Friday, January 7, 2011

A Franciscan Sister from Mexico

Today I had the pleasure of meeting a sweet lady who has seen it all, I am pretty sure.  She said she was a Franciscan Sister, and that she operated an orphanage in one of the Mexican border cities that is currently caught right in the drug cartels' cross hairs.  This Sister told me that as the fighting goes on, so does life in her city.

Let me say that I immediately admired this dear lady's dedication and courage.  Her orphanage has been in operation for decades, and she has witnessed firsthand the violence that has been a daily part of life for many Mexicans for well over ten years, with no end in sight.  Shootings happen nearby, citizens are dragged off the street just a block or two from the orphanage, and, unfortunately, many of the children in the orphanage have themselves witnessed the violence happening right outside the walls.  In fact, many of the orphans have lost their parents to the violence of the current "war on drugs."

I asked Sister Francis how she was able to go on with her life everyday, with death and destruction all around.  Her simple answer was, "We live our lives.  Life does not stop just because of them (the cartels)."  She and the other Sisters supervise the children as they walk to nearby schools, and as they play on the orphanage campus. "There are shots," she said.  "Yes, we hear them, and they are sometimes nearby.  Just the other day a woman was kidnapped right in front of our children."

Sister Francis cares for children who are shell-shocked; kids who have seen more in their young years than many of us will see in a lifetime.  She admits there have been some scary moments, but she is not "scared," in the sense that she is fearful all the time that something terrible will happen.  Her faith and her devotion to the tasks at hand keep her busy and focused.  She hopes someday the the government will gain the upper hand, and will clean up the cartels and the other criminal gangs that are now operating in the void of government collapse.  But she has seen no sign of change for the better.  The governor of state does not even venture into the area.  Federal police and military forces only pass through in large numbers.  After the authorities leave, the cartels resume their control over the city and the countryside. 

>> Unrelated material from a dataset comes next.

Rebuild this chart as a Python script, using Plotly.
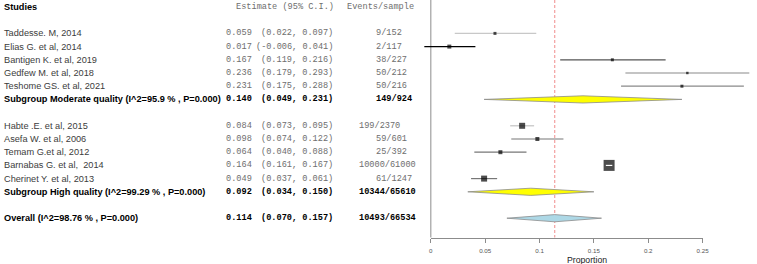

But Sister Francis carries on.  The kids need her and the other Sisters.  The little orphanage is their world, these brave and courageous women are their saviors.  These ladies have no guns, no weapons, just Jesus watching over them, and protecting their children.  Sister Francis said the thought of quitting, of moving to a safe place, has never crossed their minds.  She and her colleagues will continue to care for their charges, gaining more all the time.  Sister Francis thinks of the violence as an annoyance, stray bullets almost as if they were pesky gnats that merely needed to swatted away.  Her missions remains, saving the children.  As I look at her frail body, her courage is almost beyond belief to me.  But the fire in her eyes, the passion she reveals as she talks about her beloved children and her orphanage, leaves no room for doubt.  Sister Francis and the other Sisters will be there to care for the children as long as the terrible carnage rages, and beyond that, as they care for children whose small eyes may never forget the terribly atrocities they have seen.

I will probably never see Sister Francis again, but I can never forget her great courage and determination.  She, and others like her, carry on with life in Mexico in spite all that the cartels have done, all the threats they have made, all the misery and bloodshed they have spread throughout Mexico.  Sister Francis will go on with her life, a life of protecting and caring for those who cannot protect themselves.  She knows the cartels seem to have the upper hand at the moment, but she also knows, just as surely, that the cartels in the end will fall and justice will prevail.  But she is not cowering in the shadows until then.  She carries on bravely, and the cartels can only look on from whatever cesspools they are in, and see that, while they may have made life a little inconvenient for people, they have by no means obtained the victory they desire.  It will be the kind but brave people, like Sister Francis, that will remain standing when the ashes cool, and hold their rosaries over the bones of the cartels.